**Given data:**

::::

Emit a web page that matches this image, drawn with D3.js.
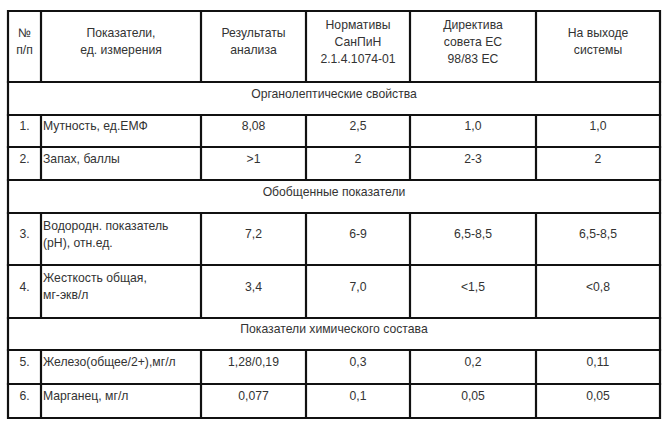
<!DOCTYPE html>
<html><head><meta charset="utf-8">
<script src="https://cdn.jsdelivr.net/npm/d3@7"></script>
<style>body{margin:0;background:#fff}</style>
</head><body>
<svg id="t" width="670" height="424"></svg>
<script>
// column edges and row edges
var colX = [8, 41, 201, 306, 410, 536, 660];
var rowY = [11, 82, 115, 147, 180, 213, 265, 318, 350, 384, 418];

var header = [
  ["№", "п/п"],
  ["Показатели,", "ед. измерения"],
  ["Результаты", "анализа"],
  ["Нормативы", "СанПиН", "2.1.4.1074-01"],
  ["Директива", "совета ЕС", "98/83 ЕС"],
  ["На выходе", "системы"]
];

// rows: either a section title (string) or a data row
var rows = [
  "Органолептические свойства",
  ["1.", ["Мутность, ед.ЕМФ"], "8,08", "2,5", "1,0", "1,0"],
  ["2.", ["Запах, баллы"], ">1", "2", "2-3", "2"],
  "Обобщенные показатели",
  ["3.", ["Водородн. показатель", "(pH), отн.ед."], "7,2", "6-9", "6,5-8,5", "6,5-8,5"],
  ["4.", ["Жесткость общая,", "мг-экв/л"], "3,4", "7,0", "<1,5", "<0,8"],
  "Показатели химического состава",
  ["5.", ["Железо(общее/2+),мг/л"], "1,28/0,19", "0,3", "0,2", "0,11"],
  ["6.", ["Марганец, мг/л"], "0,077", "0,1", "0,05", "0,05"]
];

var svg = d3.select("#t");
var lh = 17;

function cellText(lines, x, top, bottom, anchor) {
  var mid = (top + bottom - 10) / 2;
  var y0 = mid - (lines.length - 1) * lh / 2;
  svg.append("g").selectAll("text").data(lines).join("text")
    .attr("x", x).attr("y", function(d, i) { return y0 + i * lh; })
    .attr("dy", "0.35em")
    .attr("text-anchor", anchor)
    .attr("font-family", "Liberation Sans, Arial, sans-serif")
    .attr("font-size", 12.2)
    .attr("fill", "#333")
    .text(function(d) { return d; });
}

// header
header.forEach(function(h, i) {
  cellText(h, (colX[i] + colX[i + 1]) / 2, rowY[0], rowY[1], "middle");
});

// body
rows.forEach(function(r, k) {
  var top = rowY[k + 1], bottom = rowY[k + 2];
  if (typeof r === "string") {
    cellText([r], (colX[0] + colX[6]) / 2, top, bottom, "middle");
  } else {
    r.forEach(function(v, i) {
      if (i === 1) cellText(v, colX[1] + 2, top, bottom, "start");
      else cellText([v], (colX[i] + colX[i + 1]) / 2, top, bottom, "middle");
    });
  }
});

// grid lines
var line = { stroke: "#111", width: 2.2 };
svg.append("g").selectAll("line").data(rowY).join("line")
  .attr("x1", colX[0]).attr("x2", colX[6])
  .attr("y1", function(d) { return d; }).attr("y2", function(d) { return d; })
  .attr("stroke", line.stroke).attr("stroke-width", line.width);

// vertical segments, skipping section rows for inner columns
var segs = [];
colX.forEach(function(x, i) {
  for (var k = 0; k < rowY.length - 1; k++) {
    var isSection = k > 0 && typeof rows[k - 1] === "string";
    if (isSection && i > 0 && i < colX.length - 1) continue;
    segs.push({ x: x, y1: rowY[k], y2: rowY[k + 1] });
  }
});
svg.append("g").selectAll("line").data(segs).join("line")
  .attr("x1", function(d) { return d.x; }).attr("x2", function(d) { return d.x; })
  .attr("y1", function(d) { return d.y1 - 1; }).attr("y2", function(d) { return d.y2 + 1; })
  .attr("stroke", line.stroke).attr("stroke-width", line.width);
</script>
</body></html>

::::

**Your objective:**
From the first line above through the line containing "350, 384, 418];", copy everything exactly, without the pictures.

**Output for this task:**
Emit a web page that matches this image, drawn with D3.js.
<!DOCTYPE html>
<html><head><meta charset="utf-8">
<script src="https://cdn.jsdelivr.net/npm/d3@7"></script>
<style>body{margin:0;background:#fff}</style>
</head><body>
<svg id="t" width="670" height="424"></svg>
<script>
// column edges and row edges
var colX = [8, 41, 201, 306, 410, 536, 660];
var rowY = [11, 82, 115, 147, 180, 213, 265, 318, 350, 384, 418];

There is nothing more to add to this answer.